From the museum press release, 18 February 2014
A major exhibition featuring the work of Hendrick Goltzius will take place at the University of San Diego from Feb. 21 through May 25. Goltzius was one of the most significant and highly influential European printmakers of the late 16th and early 17th centuries. Passion and Virtuosity: Hendrick Goltzius and the Art of Engraving brings together nearly 60 works by this master engraver and his contemporaries. The exhibition is a collaborative effort by USD and the Crocker Art Museum in Sacramento. In addition to works from USD’s and the Crocker’s permanent collections, Passion and Virtuosity includes outstanding examples of prints and drawings from the Los Angeles County Museum of Art, Hammer Museum, the Fine Arts Museums of San Francisco, and private collectors throughout the country.
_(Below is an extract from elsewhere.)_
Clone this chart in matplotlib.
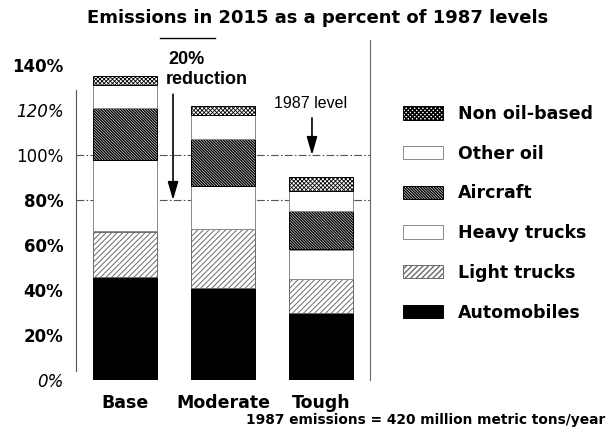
import matplotlib
matplotlib.use("Agg")
import matplotlib.pyplot as plt
from matplotlib.lines import Line2D
import numpy as np

# Scenario categories and emission components (% of 1987 level)
scenarios = ["Base", "Moderate", "Tough"]
components = ["Automobiles", "Light trucks", "Heavy trucks", "Aircraft",
              "Other oil", "Non oil-based"]
automobiles = [46, 41, 30]
light_trucks = [20, 26, 15]
heavy_trucks = [32, 19, 13]
aircraft = [23, 21, 17]
other_oil = [10, 11, 9]
non_oil_based = [4, 4, 6]
series = [automobiles, light_trucks, heavy_trucks, aircraft, other_oil, non_oil_based]

ytick_values = [0, 20, 40, 60, 80, 100, 120, 140]
ytick_labels = ["0%", "20%", "40%", "60%", "80%", "100%", "120%", "140%"]

styles = {
    "Automobiles":   dict(color="black", edgecolor="black", hatch=None, hlw=1.0),
    "Light trucks":  dict(color="white", edgecolor="#6a6a6a", hatch="/" * 6, hlw=0.7),
    "Heavy trucks":  dict(color="white", edgecolor="#8a8a8a", hatch=None, hlw=1.0),
    "Aircraft":      dict(color="white", edgecolor="black", hatch="\\" * 12, hlw=1.0),
    "Other oil":     dict(color="white", edgecolor="#8a8a8a", hatch=None, hlw=1.0),
    "Non oil-based": dict(color="white", edgecolor="black", hatch="x" * 8, hlw=0.6),
}

fig = plt.figure(figsize=(6.08, 4.38), dpi=100)
W, H = 608, 438
ax = fig.add_axes([76 / W, 1 - 380 / H, 294 / W, 340 / H])
ax.set_xlim(-0.5, 2.5)
ax.set_ylim(0, 340 / 2.25)

x = np.arange(len(scenarios))
bottom = np.zeros(len(scenarios))
handles = []
for name, vals in zip(components, series):
    st = styles[name]
    bars = ax.bar(x, vals, width=0.66, bottom=bottom, color=st["color"],
                  edgecolor=st["edgecolor"], hatch=st["hatch"], linewidth=0.7,
                  zorder=3, label=name)
    for b in bars:
        if hasattr(b, "set_hatch_linewidth"):
            b.set_hatch_linewidth(st["hlw"])
    handles.append(bars)
    bottom += np.array(vals)

# Reference levels: 1987 level (100%) and 20% reduction (80%)
for lvl in (100, 80):
    ax.axhline(lvl, color="#555555", lw=0.8, linestyle=(0, (7, 2, 1.5, 2)), zorder=1)

# Axes frame
for s in ("top", "bottom"):
    ax.spines[s].set_visible(False)
ax.spines["left"].set_bounds(4, 129)
ax.spines["left"].set_color("#555555")
ax.spines["left"].set_linewidth(0.8)
ax.spines["right"].set_color("#666666")
ax.spines["right"].set_linewidth(0.8)

ax.set_yticks(ytick_values, ytick_labels)
ax.set_yticks([40, 60, 80, 100, 120], minor=True)
ax.tick_params(axis="y", which="major", length=0, pad=9, labelsize=12)
ax.tick_params(axis="y", which="minor", length=4, width=0.8, color="#444444")
label_style = {"0%": ("italic", "normal"), "100%": ("normal", "normal"),
               "120%": ("italic", "normal")}
for t in ax.get_yticklabels():
    style, weight = label_style.get(t.get_text(), ("normal", "bold"))
    t.set_fontstyle(style)
    t.set_fontweight(weight)
    t.set_fontfamily("DejaVu Sans")

ax.set_xticks(x, scenarios)
ax.tick_params(axis="x", length=0, pad=10)
for t in ax.get_xticklabels():
    t.set_fontfamily("DejaVu Sans")
    t.set_fontweight("bold")
    t.set_fontsize(12.5)

# Annotations
arrow_kw = dict(arrowstyle="-|>,head_length=1.1,head_width=0.32",
                mutation_scale=10, lw=1.2, color="black", shrinkA=0, shrinkB=0)
ax.annotate("", xy=(0.49, 80), xytext=(0.49, 127), arrowprops=arrow_kw, zorder=4)
ax.text(0.625, 142.5, "20%", ha="center", va="center",
        fontsize=13, fontweight="bold", family="Liberation Sans", clip_on=False)
ax.text(0.83, 133.5, "reduction", ha="center", va="center",
        fontsize=13, fontweight="bold", family="Liberation Sans", clip_on=False)
ax.annotate("", xy=(1.908, 100), xytext=(1.908, 116.5), arrowprops=arrow_kw, zorder=4)
ax.text(1.89, 123, "1987 level", ha="center", va="center",
        fontsize=11.5, family="Liberation Sans")

fig.add_artist(Line2D([160 / W, 215 / W], [1 - 38 / H, 1 - 38 / H],
                      color="black", lw=1.0))

fig.text(318 / W, 1 - 18 / H, "Emissions in 2015 as a percent of 1987 levels",
         ha="center", va="center", fontsize=13, fontweight="bold",
         family="DejaVu Sans")
fig.text(605 / W, 1 - 420 / H, "1987 emissions = 420 million metric tons/year",
         ha="right", va="center", fontsize=9.9, fontweight="bold",
         family="DejaVu Sans")

fig.legend(handles[::-1], components[::-1], loc="upper left",
           bbox_to_anchor=(403 / W, 1 - 105 / H), frameon=False,
           prop=dict(family="DejaVu Sans", weight="bold", size=12.5),
           handlelength=2.3, handleheight=0.8, labelspacing=1.25,
           handletextpad=0.85, borderpad=0, borderaxespad=0)

fig.savefig("out.png", dpi=100)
“We are proud of the partnership with the Crocker Museum that enables us to present this remarkable ensemble of masterworks to the art community of Southern California,” said Derrick Cartwright, director of University Galleries at USD. “Though his name is less well known to us today, Goltzius was as important to the art of engraving as Rembrandt van Rijn was to etching in his time. Goltzius’ virtuoso technique and his original treatment of iconography combined to make him one of the most sought-after printmakers in Europe. He has remained celebrated there by connoisseurs and museum professionals up to the present day. The public that comes to see this work in person is in for a treat.”
At the core of this collaborative exhibition are Goltzius’ prints dedicated to The Life of the Virgin and The Passion series, both of which demonstrate his chameleon-like virtuosity and distinctive style of engraving, such as the use of a swelling and tapering line to emphasize the illusion of volume that was adopted by a workshop of his students and followers. Divided thematically, the exhibition focuses as much on technique as it does on the various subjects of Goltzius’ series. Passion and Virtuosity explores the influence and interpretation of earlier printmakers in Goltzius’ work as well. Demonstrating the visual dialogue between Goltzius and some important precursors such as Albrecht Dürer, Passion and Virtuosity provides a deeper understanding of the history of engraving and visual culture in the late sixteenth century. The exhibit has been curated by Victoria Sancho Lobis, former curator of USD’s print collection and now the Prince Trust Associate Curator in the Department of Prints and Drawings at the Art Institute of Chicago, and William Breazeale, Curator at the Crocker Art Museum.
A panel discussion featuring Lobis and Breazeale, moderated by John Wilson, Director of the Timken Museum of Art, will take place in USD’s French Parlor in Founders Hall on Friday, Feb. 21st from 10 a.m. to noon. This program, like all others created by the University Galleries, is free to the public. “We appreciate the curators’ collaborative approach to this important work and we are grateful to Victoria and William for all they’ve done to make this exhibition worthwhile for our audiences,” Cartwright said. The exhibit was shown at the Crocker Museum last fall and is the first in–‐depth exhibition devoted to Goltzius’s prints in California in more than 20 years. “We also wish to express our gratitude for the generous support of USD benefactors Robert and Karen Hoehn, admirers of Goltzius’ oeuvre and passionate supporters of research on old master prints. Both the Crocker Art Museum and the University Galleries are grateful to Bob and Karen for their inspired philanthropy.”